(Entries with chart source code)
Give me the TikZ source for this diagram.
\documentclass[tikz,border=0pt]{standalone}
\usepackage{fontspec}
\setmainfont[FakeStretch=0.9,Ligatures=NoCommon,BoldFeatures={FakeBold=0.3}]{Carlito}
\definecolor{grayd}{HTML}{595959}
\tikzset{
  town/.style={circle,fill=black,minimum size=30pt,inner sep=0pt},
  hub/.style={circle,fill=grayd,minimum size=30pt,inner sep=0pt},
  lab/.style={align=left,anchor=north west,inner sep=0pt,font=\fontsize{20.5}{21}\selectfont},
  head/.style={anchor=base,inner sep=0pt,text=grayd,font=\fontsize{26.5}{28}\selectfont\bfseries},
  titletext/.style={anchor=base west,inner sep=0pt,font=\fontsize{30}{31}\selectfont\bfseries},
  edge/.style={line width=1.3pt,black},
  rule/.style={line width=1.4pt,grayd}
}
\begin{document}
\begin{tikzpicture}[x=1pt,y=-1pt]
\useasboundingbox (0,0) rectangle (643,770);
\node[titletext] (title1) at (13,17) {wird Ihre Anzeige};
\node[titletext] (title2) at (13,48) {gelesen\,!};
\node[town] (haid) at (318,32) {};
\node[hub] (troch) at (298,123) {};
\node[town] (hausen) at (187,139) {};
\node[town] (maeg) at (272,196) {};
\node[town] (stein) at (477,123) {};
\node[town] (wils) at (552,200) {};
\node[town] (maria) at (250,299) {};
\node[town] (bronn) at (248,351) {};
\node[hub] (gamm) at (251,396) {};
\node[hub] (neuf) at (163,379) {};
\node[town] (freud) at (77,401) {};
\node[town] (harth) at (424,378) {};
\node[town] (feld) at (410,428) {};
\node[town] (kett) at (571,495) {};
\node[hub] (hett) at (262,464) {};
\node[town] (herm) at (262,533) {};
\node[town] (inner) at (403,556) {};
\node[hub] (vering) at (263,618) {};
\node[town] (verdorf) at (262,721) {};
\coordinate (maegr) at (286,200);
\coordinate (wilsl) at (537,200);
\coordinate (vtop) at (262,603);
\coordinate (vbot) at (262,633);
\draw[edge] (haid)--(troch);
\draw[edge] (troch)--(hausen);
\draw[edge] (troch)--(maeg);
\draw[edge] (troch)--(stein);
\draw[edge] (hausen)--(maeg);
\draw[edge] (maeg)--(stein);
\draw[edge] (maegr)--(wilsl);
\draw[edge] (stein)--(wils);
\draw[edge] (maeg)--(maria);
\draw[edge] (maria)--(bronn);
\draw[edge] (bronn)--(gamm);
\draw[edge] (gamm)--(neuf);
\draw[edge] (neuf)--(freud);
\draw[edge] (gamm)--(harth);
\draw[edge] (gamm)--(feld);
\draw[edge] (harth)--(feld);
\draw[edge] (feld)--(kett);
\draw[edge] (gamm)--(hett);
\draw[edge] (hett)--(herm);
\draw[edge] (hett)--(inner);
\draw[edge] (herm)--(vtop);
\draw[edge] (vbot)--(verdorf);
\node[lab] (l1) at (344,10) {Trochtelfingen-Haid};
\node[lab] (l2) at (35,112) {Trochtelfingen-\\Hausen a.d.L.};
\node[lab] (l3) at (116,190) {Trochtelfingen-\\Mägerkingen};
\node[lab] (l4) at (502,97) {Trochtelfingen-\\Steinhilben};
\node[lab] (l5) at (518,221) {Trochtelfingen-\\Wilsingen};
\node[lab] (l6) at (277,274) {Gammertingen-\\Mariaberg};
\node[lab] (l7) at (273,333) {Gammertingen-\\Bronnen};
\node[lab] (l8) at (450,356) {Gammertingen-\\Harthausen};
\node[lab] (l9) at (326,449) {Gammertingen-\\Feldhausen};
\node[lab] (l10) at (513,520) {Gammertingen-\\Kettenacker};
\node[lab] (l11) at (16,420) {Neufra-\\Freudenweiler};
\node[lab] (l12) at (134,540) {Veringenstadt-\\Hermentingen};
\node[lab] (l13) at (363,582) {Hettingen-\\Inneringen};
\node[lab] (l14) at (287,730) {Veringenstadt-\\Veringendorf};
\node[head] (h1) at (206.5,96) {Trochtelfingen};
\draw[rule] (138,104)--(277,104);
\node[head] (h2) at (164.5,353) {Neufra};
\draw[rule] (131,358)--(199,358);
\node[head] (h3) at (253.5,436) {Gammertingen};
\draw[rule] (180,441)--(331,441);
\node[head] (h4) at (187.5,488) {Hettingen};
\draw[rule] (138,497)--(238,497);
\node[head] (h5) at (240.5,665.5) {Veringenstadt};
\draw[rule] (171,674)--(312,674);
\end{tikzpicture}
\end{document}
==
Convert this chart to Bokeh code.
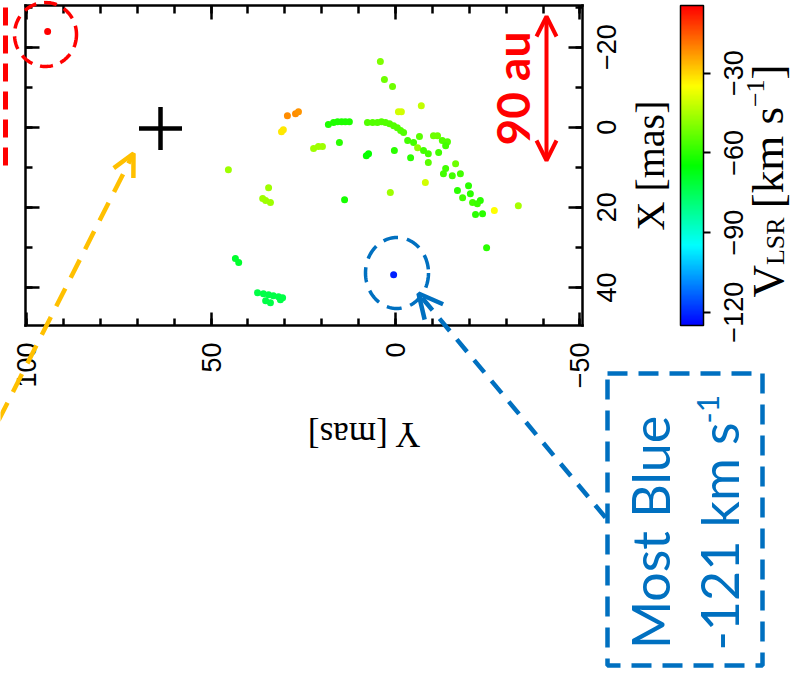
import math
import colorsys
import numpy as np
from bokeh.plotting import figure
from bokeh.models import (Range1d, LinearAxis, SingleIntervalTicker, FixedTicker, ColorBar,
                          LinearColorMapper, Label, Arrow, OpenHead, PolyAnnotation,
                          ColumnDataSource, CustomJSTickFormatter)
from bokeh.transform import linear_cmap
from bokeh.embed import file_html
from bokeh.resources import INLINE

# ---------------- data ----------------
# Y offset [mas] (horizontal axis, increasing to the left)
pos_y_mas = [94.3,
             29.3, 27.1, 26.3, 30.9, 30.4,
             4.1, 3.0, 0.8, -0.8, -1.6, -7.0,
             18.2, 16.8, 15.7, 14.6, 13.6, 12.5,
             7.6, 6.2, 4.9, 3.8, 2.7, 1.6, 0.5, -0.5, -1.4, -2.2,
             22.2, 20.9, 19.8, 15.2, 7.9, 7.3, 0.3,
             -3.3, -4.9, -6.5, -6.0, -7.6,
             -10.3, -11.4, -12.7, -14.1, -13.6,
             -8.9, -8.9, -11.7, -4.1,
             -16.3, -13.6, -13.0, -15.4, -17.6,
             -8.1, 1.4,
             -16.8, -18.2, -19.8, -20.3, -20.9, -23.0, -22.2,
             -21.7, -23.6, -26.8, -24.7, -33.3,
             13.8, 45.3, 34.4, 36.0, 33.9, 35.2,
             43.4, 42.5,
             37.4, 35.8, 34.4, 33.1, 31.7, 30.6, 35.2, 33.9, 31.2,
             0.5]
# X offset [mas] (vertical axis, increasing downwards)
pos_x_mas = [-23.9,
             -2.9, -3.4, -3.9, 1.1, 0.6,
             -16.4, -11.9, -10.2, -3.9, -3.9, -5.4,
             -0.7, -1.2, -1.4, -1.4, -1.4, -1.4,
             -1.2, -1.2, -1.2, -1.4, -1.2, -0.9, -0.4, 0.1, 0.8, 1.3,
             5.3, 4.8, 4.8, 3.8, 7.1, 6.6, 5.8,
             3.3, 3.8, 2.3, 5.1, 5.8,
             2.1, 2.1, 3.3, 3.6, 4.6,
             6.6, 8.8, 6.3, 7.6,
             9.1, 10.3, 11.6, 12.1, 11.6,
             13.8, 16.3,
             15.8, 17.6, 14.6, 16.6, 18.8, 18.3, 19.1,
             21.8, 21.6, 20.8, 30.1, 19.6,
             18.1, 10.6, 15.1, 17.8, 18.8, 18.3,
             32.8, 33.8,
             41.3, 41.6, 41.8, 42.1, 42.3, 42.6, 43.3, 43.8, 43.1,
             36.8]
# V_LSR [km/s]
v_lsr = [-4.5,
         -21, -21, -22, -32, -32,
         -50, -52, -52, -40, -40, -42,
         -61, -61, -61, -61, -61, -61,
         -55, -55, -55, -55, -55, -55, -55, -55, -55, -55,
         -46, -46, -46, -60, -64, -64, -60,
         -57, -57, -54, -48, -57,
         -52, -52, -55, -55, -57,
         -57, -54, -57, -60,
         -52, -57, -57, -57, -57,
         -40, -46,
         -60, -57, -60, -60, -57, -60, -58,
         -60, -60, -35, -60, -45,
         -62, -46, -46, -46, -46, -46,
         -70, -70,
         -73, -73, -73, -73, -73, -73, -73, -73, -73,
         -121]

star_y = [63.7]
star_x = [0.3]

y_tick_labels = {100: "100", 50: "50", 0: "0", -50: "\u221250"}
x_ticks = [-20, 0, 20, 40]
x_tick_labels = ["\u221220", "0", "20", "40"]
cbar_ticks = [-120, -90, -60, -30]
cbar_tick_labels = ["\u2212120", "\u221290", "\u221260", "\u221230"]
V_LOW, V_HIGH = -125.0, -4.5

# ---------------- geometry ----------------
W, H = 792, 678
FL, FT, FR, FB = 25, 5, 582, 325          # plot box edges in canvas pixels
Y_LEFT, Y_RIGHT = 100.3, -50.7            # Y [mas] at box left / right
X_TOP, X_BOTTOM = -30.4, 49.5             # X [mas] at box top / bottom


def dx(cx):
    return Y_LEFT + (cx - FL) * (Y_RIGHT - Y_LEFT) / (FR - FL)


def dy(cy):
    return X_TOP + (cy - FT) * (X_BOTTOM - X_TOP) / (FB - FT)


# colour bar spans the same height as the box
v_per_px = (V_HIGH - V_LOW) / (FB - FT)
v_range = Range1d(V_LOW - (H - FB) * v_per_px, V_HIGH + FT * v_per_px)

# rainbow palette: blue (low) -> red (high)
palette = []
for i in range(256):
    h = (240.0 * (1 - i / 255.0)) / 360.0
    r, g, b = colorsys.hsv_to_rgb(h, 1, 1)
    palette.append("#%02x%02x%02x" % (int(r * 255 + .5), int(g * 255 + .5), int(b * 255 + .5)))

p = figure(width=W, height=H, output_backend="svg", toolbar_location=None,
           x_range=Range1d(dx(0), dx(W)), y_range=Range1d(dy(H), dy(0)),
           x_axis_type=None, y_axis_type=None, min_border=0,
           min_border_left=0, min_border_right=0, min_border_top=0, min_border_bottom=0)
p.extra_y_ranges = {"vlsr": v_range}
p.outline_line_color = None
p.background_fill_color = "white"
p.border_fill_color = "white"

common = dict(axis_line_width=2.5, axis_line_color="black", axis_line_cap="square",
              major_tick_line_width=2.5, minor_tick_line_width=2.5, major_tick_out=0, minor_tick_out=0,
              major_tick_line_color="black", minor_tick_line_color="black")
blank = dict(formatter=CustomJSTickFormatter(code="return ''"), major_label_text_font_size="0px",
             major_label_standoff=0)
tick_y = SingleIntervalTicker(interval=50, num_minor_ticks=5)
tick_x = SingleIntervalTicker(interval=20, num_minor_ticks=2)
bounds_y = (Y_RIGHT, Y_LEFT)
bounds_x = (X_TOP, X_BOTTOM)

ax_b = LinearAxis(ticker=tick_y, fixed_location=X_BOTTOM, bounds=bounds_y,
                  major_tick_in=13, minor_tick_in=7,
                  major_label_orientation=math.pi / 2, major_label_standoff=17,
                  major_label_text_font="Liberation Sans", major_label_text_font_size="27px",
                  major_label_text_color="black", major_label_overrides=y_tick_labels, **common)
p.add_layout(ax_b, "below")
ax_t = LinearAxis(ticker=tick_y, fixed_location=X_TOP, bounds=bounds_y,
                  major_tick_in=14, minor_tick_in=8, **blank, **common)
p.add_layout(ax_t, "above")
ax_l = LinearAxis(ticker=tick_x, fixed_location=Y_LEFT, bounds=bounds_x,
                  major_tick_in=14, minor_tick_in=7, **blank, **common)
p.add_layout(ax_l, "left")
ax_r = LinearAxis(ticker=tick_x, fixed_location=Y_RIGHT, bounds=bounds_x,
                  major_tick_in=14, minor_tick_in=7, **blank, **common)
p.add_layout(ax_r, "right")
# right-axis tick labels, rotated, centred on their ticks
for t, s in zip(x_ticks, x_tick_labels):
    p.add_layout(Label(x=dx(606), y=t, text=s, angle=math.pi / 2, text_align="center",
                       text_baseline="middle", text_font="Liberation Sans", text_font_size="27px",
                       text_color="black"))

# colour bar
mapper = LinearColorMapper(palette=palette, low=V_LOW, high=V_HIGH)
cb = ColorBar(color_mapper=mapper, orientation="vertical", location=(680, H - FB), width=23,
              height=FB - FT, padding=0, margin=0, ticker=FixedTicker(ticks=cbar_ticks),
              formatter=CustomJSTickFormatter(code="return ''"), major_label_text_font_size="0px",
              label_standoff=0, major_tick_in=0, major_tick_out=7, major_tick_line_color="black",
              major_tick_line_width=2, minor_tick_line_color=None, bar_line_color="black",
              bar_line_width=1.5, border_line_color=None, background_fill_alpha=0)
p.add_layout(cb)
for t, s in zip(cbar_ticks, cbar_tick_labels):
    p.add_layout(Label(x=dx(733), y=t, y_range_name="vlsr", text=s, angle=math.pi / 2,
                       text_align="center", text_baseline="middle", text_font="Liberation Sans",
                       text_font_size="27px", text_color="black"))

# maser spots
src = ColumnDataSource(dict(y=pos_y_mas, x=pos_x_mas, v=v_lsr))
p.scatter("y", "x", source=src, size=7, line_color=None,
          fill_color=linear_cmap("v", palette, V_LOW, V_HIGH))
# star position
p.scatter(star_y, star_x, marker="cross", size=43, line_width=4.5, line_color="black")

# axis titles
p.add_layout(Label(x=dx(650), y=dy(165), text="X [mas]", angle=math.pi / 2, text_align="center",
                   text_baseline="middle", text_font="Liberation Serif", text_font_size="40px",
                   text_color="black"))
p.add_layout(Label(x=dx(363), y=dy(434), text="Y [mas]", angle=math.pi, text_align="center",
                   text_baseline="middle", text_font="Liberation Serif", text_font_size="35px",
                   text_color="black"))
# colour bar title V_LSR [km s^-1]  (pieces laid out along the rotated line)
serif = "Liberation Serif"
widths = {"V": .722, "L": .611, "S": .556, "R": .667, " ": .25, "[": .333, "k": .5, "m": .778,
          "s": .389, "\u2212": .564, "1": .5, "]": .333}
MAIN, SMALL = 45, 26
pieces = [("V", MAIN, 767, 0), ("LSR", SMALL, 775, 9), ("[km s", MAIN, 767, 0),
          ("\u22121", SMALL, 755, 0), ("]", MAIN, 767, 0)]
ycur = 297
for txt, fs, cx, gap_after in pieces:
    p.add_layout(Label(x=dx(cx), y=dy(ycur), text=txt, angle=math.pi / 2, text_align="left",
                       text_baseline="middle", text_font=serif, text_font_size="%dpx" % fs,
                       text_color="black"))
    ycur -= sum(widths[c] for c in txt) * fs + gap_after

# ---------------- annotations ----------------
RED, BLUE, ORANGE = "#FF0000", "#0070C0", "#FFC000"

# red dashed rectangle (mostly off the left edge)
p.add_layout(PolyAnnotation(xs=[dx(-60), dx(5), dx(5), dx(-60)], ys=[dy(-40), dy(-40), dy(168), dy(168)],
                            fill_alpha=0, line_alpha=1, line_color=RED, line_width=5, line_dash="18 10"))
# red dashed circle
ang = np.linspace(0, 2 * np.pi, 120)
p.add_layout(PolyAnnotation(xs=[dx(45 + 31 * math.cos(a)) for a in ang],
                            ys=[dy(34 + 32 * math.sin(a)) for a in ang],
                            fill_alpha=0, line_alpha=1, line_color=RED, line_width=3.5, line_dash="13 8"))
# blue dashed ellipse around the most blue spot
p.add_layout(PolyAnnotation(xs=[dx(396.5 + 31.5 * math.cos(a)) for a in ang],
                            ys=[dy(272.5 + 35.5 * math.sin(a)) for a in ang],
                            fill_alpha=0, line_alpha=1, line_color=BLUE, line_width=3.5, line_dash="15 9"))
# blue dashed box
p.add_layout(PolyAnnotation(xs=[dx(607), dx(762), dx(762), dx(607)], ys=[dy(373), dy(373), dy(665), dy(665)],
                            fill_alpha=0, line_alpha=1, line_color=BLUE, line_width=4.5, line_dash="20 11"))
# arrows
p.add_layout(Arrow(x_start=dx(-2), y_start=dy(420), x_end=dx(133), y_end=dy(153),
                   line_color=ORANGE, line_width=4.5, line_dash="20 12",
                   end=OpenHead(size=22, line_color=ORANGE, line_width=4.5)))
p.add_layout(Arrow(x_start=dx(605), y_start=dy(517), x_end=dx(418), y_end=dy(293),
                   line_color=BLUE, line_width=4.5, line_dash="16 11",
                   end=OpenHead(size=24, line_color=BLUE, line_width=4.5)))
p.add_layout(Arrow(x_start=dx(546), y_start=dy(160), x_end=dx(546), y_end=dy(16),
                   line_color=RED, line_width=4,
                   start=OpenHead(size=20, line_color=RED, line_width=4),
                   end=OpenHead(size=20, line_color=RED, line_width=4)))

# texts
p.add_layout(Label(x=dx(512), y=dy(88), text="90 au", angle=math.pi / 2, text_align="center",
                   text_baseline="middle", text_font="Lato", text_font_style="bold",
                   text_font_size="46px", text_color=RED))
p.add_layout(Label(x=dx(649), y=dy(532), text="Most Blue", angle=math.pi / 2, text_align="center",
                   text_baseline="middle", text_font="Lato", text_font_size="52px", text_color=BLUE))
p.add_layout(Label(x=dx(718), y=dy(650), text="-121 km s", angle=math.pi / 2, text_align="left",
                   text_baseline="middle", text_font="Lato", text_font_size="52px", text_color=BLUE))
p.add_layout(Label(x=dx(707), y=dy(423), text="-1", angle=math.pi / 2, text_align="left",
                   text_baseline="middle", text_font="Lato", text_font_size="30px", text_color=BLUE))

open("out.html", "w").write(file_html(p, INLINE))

• **STATED TASK**
Beginning at the line above that contains "Convert this chart to Bokeh code.", repeat each line exactly through the one that contains "from bokeh.resources import INLINE", and leave out the pictures.

• **THE SOLUTION**
Convert this chart to Bokeh code.
import math
import colorsys
import numpy as np
from bokeh.plotting import figure
from bokeh.models import (Range1d, LinearAxis, SingleIntervalTicker, FixedTicker, ColorBar,
                          LinearColorMapper, Label, Arrow, OpenHead, PolyAnnotation,
                          ColumnDataSource, CustomJSTickFormatter)
from bokeh.transform import linear_cmap
from bokeh.embed import file_html
from bokeh.resources import INLINE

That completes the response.